How can Recurring Card Payments help?
It is often much easier as a business to get a credit card processing account (merchant account) from an acquiring bank than it is to get approved to take Direct Debit.
Recurring payments offers a cheaper automated collection process than using a third party for Direct Debit and gives the customer the flexibility to pay by credit or debit card. If they don’t have enough money in their bank account the card will simply decline, you can then automate a retry for another day without your customer incurring bank charges. Continuous Payment Authorities now provide the same level of protection to customers as Direct Debits. The ConnectPay Recurring Card Payment system automates the payment process from start to finish. All the reports you need to manage the accounts and balances are included and the system is flexible and allows for automated retries for failed payments.

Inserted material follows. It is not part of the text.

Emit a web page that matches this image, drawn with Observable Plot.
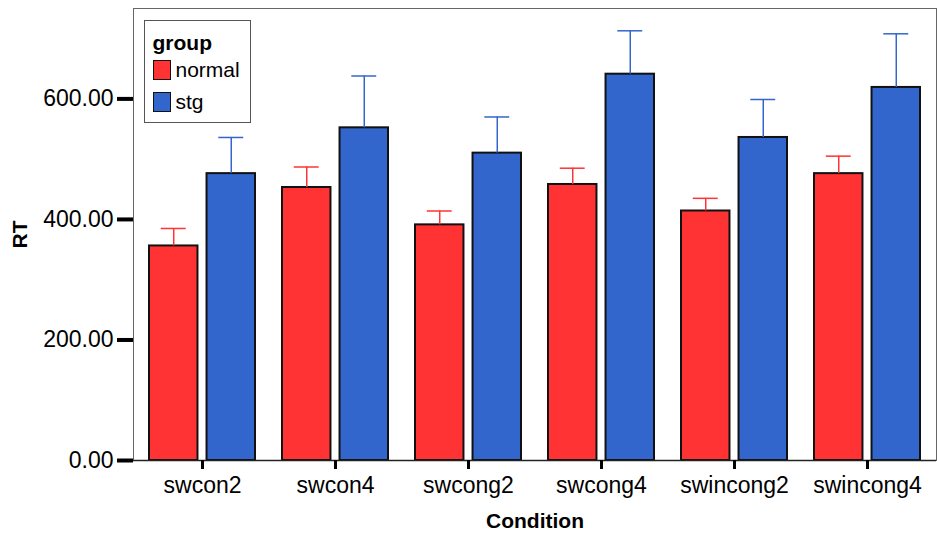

Both Direct Debits and recurring card payments have their place when it comes to collecting money. For B2B collections Direct Debits remain the sensible option. However if a business is unable to obtain a Direct Debit facility directly from a bank or they typically collect money from consumers then recurring card payments can be a viable option, even if it is only to address those account holders who refuse to complete a Direct Debit mandate.